Some are great on both, Angry Birds for example. But others will look distorted. In one case, an Android phone game called "Jewellust," about a third of the application gets cut off on the right side of the screen when displayed on the Galaxy Tab. iPhone apps don't always look great on the iPad, but you at least have the option of viewing them in half- or full-screen mode, and they are typically usable. 

My favorite aspect of the Galaxy Tab, compared with the iPad, is the ability to create widgets, for example allowing you to see new emails or weather updates on your home page. I also like the ability to see a list of currently open applications complete with an image of their previous state - with the iPad, you can only see the icons of your currently running applications. 

No tablet really has true "multi-tasking," in my mind, meaning the ability to view and manipulate two programs at once. For example, you can't use an iPad or Android to view multiple Web pages at once, to look at two documents at once, or to view a Web page and a document simultaneously.

But Android does offer one further step toward multi-tasking. When you're in an application, the bottom of the screen shows notifications and provides access to the device's settings. 

The limited edition Galaxy Tab runs Android version 3.0, but will be upgraded to 3.1, complete with the ability to rent movies. Google's new cloud music service is live, offering a credible alternative to iTunes. We can expect further improvements from Android as the months go by, but my experience with the Galaxy Tab did not make me regret my decision to purchase an iPad 2, which also has greater battery life.

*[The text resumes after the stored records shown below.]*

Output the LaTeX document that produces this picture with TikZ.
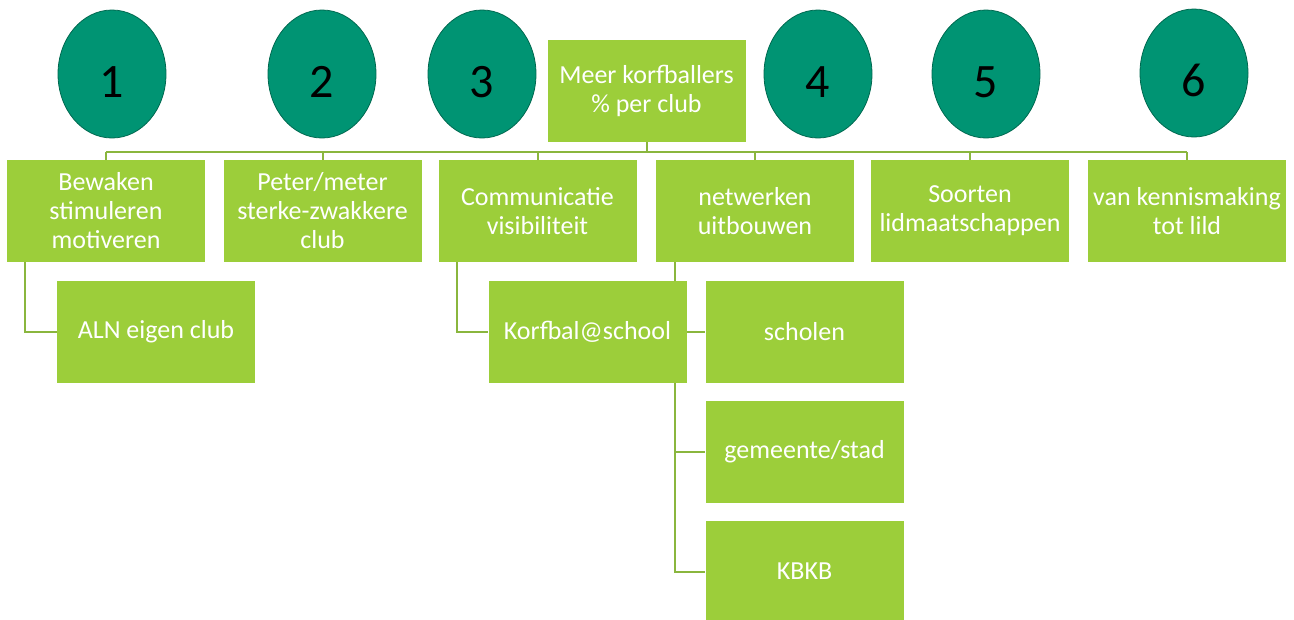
\documentclass[tikz,border=0pt]{standalone}
\usepackage{fontspec}
\setmainfont{Carlito}
\usetikzlibrary{shapes.geometric,backgrounds}
\definecolor{boxgreen}{RGB}{156,206,58}
\definecolor{circgreen}{RGB}{0,148,115}
\definecolor{circedge}{RGB}{0,105,80}
\definecolor{linegreen}{RGB}{138,182,62}
\newcommand{\numtxt}[1]{\raisebox{-23pt}[0pt][0pt]{#1}}
\begin{document}
\begin{tikzpicture}[x=1pt,y=-1pt,
  box/.style={rectangle, fill=boxgreen, minimum width=198pt, minimum height=102pt,
    inner sep=1pt, text=white, align=center, font=\fontsize{26}{29}\selectfont},
  num/.style={ellipse, fill=circgreen, draw=circedge, line width=0.8pt,
    minimum width=108pt, minimum height=128pt, inner sep=0pt,
    font=\fontsize{48}{50}\selectfont, text=black},
  conn/.style={draw=linegreen, line width=2pt}
]
\useasboundingbox (0,0) rectangle (1294,619);

% numbered circles
\node[num] (c1) at (112,74) {\numtxt{1}};
\node[num] (c2) at (322,74) {\numtxt{2}};
\node[num] (c3) at (482,74) {\numtxt{3}};
\node[num] (c4) at (818,74) {\numtxt{4}};
\node[num] (c5) at (986,74) {\numtxt{5}};
\node[num] (c6) at (1194,73) {\numtxt{6}};

% root
\node[box] (root) at (646.5,91) {Meer korfballers\\\% per club};

% level 1
\node[box] (b1) at (106,211) {Bewaken\\stimuleren\\motiveren};
\node[box] (b2) at (322.5,211) {Peter/meter\\sterke-zwakkere\\club};
\node[box] (b3) at (537.5,211) {Communicatie\\visibiliteit};
\node[box] (b4) at (755,211) {netwerken\\uitbouwen};
\node[box] (b5) at (970,211) {Soorten\\lidmaatschappen};
\node[box] (b6) at (1187,211) {van kennismaking\\tot lild};

% level 2
\node[box] (aln) at (156,331.5) {ALN eigen club};
\node[box] (korf) at (587.5,331.5) {Korfbal@school};
\node[box] (sch) at (804.5,331.5) {scholen};
\node[box] (gem) at (804.5,451.5) {gemeente/stad};
\node[box] (kbkb) at (804.5,571.5) {KBKB};

\coordinate (bus) at (646.5,152);

\begin{scope}[on background layer]
  \draw[conn] (root.south) -- (root.south |- bus);
  \draw[conn] (b1.north |- bus) -- (b6.north |- bus);
  \foreach \b in {b1,b2,b3,b4,b5,b6}
    \draw[conn] (\b.north) -- (\b.north |- bus);
  \draw[conn] ([xshift=18pt]b1.south west) |- (aln.west);
  \draw[conn] ([xshift=19pt]b3.south west) |- (korf.west);
  \draw[conn] ([xshift=19pt]b4.south west) |- (sch.west);
  \draw[conn] ([xshift=19pt]b4.south west) |- (gem.west);
  \draw[conn] ([xshift=19pt]b4.south west) |- (kbkb.west);
\end{scope}
\end{tikzpicture}
\end{document}
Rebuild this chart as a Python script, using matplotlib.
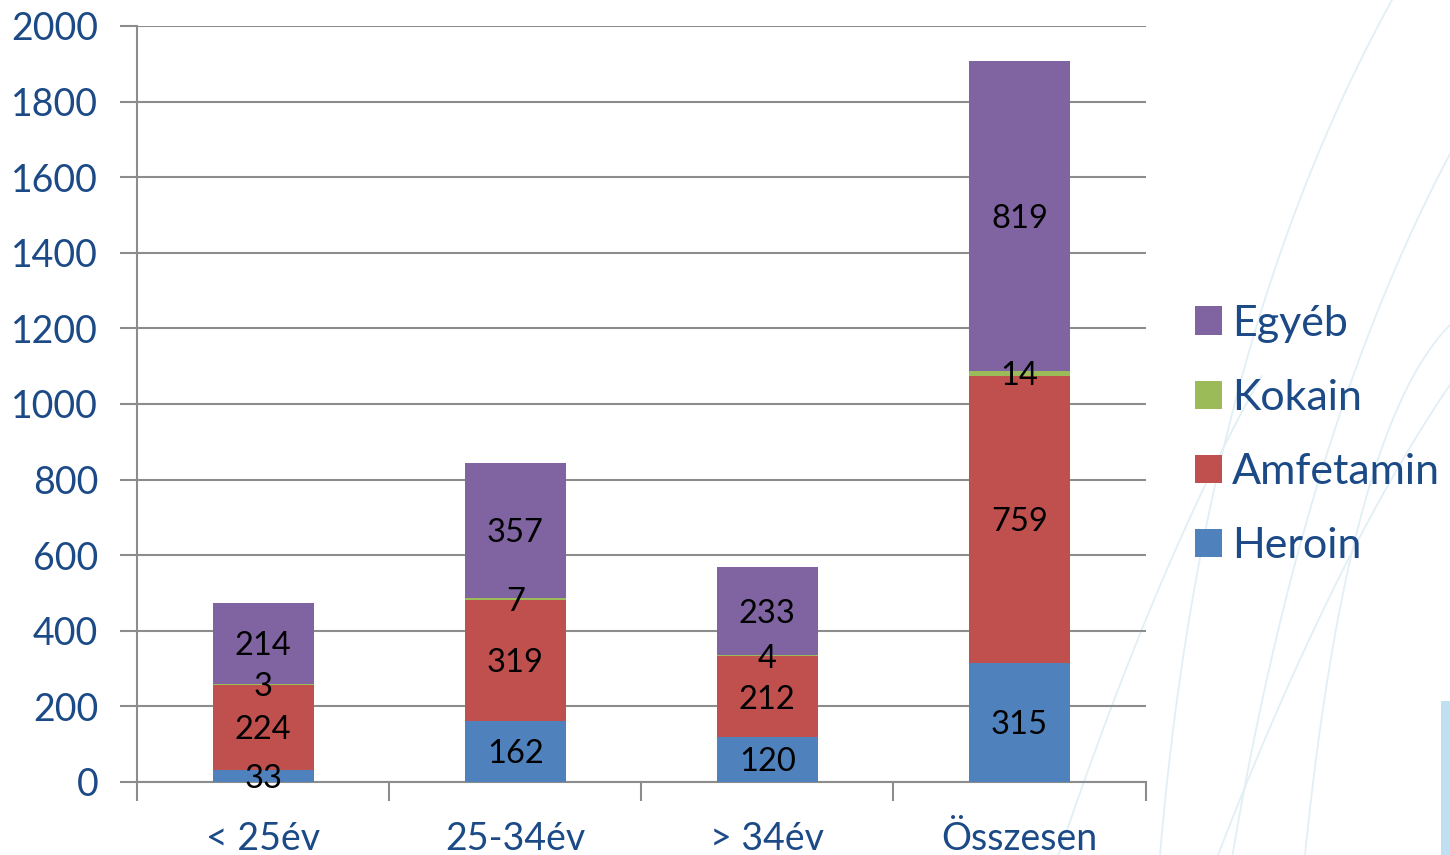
import numpy as np
import matplotlib.pyplot as plt

# Data
categories = ['< 25év', '25-34év', '> 34év', 'Összesen']
heroin = [33, 162, 120, 315]
amfetamin = [224, 319, 212, 759]
kokain = [3, 7, 4, 14]
egyeb = [214, 357, 233, 819]

series_names = ['Heroin', 'Amfetamin', 'Kokain', 'Egyéb']
series_values = [heroin, amfetamin, kokain, egyeb]
colors = ['#4F81BD', '#C0504D', '#9BBB59', '#8064A2']

text_blue = '#1B4A86'
grid_gray = '#8C8C8C'

plt.rcParams['font.family'] = ['Lato', 'DejaVu Sans']

fig = plt.figure(figsize=(14.5, 8.55), dpi=100)

# faint decorative background curves
bg = fig.add_axes([0, 0, 1, 1], zorder=-1)
bg.set_xlim(0, 1)
bg.set_ylim(0, 1)
bg.axis('off')
t = np.linspace(0, 1, 100)
def bez(p0, p1, p2):
    x = (1 - t)**2 * p0[0] + 2 * (1 - t) * t * p1[0] + t**2 * p2[0]
    y = (1 - t)**2 * p0[1] + 2 * (1 - t) * t * p1[1] + t**2 * p2[1]
    return x, y
for p0, p1, p2 in [((0.80, 0.0), (0.83, 0.6), (0.96, 1.0)),
                   ((0.85, 0.0), (0.90, 0.5), (1.0, 0.82)),
                   ((0.90, 0.0), (0.93, 0.5), (1.0, 0.62)),
                   ((0.84, 0.0), (0.92, 0.35), (1.0, 0.55)),
                   ((0.73, 0.0), (0.80, 0.35), (0.87, 0.56))]:
    x, y = bez(p0, p1, p2)
    bg.plot(x, y, color='#E2EFF5', lw=1.3)
bg.fill_between([0.994, 1.0], 0, 0.18, color='#BFE0F2', lw=0)

ax = fig.add_axes([0.0945, 0.0854, 0.6955, 0.8842])
ax.patch.set_alpha(0)

x = np.arange(len(categories))
bottom = np.zeros(len(categories))
bars = []
for name, vals, c in zip(series_names, series_values, colors):
    b = ax.bar(x, vals, 0.4, bottom=bottom, color=c, label=name, zorder=3)
    bars.append(b)
    for xi, bi, v in zip(x, bottom, vals):
        ax.text(xi, bi + v / 2, str(v), ha='center', va='center_baseline',
                fontsize=23.5, color='black', zorder=4)
    bottom = bottom + np.array(vals)

ax.set_xlim(-0.5, len(categories) - 0.5)
ax.set_ylim(0, 2000)
ax.set_yticks(np.arange(0, 2001, 200))
ax.yaxis.grid(True, color=grid_gray, lw=1.5, zorder=0)
ax.set_axisbelow(True)

ax.set_xticks(np.arange(-0.5, len(categories), 1))
ax.set_xticklabels([])
ax.set_xticks(x, minor=True)
ax.set_xticklabels(categories, minor=True)
ax.tick_params(axis='x', which='major', length=14, width=1.5, color=grid_gray)
ax.tick_params(axis='x', which='minor', length=0, pad=28, labelsize=27,
               labelcolor=text_blue)
ax.tick_params(axis='y', length=12, width=1.5, color=grid_gray, labelsize=27,
               labelcolor=text_blue, pad=16)

for s in ['top', 'right']:
    ax.spines[s].set_visible(False)
for s in ['left', 'bottom']:
    ax.spines[s].set_color(grid_gray)
    ax.spines[s].set_linewidth(1.5)

handles = [bars[3], bars[2], bars[1], bars[0]]
leg = ax.legend(handles, [series_names[3], series_names[2], series_names[1], series_names[0]],
                loc='center left', bbox_to_anchor=(1.028, 0.459), frameon=False,
                fontsize=31, handlelength=0.63, handleheight=0.63,
                handletextpad=0.22, labelspacing=0.84, borderpad=0)
for txt in leg.get_texts():
    txt.set_color(text_blue)

fig.savefig('out.png', dpi=100)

The Galaxy Tab 10.1 is expected to come in 16, 32 and 64 gigabyte configurations, with reports indicating a starting price of $500, on par with the iPad 2. Like other Android tablets, it supports Adobe Flash (unlike the iPad), and has a dual-core, 1 GHz processor, as does the iPad 2. The Samsung Tab provides 1GB of ram, twice as much as the iPad 2, but I didn't notice any significant difference between the two devices in terms of speed. While the iPad has some limitations, everything you can do on the iPad works perfectly, with none of the hassles I've experienced with both Android phones and tablets. 

From what I can tell, the Galaxy Tab 10.1 will launch as a Wi-Fi-only device, with 4G models coming later this year.